Além de “acabar com a fome”, premissa cantada por Caetano na década de 70, e “reduzir as desigualdades”, figuram na lista dos 17 Objetivos de Desenvolvimento Sustentável (ODS) da Organização das Nações Unidas (ONU) a busca por:
- um consumo mais sustentável e responsável,
- cidades e comunidades sustentáveis,
- água potável e saneamento,
- pela vida na água e terrestre,
- e a ação contra a mudança global do clima.
Trata-se de um pacto global para acabar com a pobreza e proteger o planeta por meio de ações para alcançar o desenvolvimento sustentável até 2030. Faltam apenas cinco anos.
Além de contribuir por um mundo mais longevo e justo para todos, adotar práticas sustentáveis também pode tornar esses períodos de calor e aglomeração de pessoas, como o Carnaval, mais confortáveis.

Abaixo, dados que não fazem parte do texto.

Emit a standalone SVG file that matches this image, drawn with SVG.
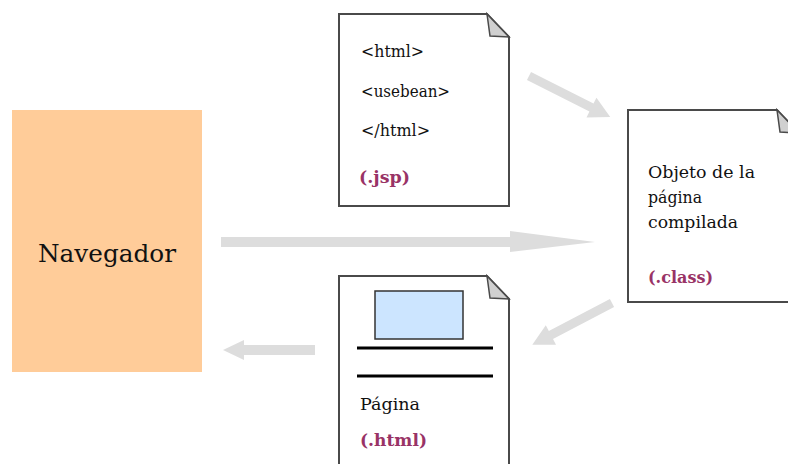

O professor doutor do curso de Design de Moda da Escola de Belas Artes da UFMG Tarcisio D’Almeida explica que as fantasias têm características diferentes das peças usadas no cotidiano, como o conforto e a leveza.
“Por isso, o ideal são itens do vestuário que tenham a respirabilidade e o algodão como matéria-prima predominante. Em caso do uso de peças com matérias-primas sintéticas, estas devem ter a tecnologia de transpiração entre o calor do corpo humano e o suor que ele produz. Já há no mercado uma consciência sustentável em relação a produtos de maquiagem e glitter orgânicos menos agressivos à natureza, pois é o destino que têm após o uso humano. Mas, infelizmente, ainda bem reduzida em relação ao volume de indivíduos que consomem produtos de fantasias durante o Carnaval”, explica.
Para ele, que lidera o grupo de pesquisa “Moda: Teorias e Processos Criativos” na academia, um dos grandes desafios contemporâneos no mundo da indústria é justamente “lidar com a presença de nanopartículas de plásticos que acabam sendo ingeridas por peixes e, consequentemente, por seres humanos”.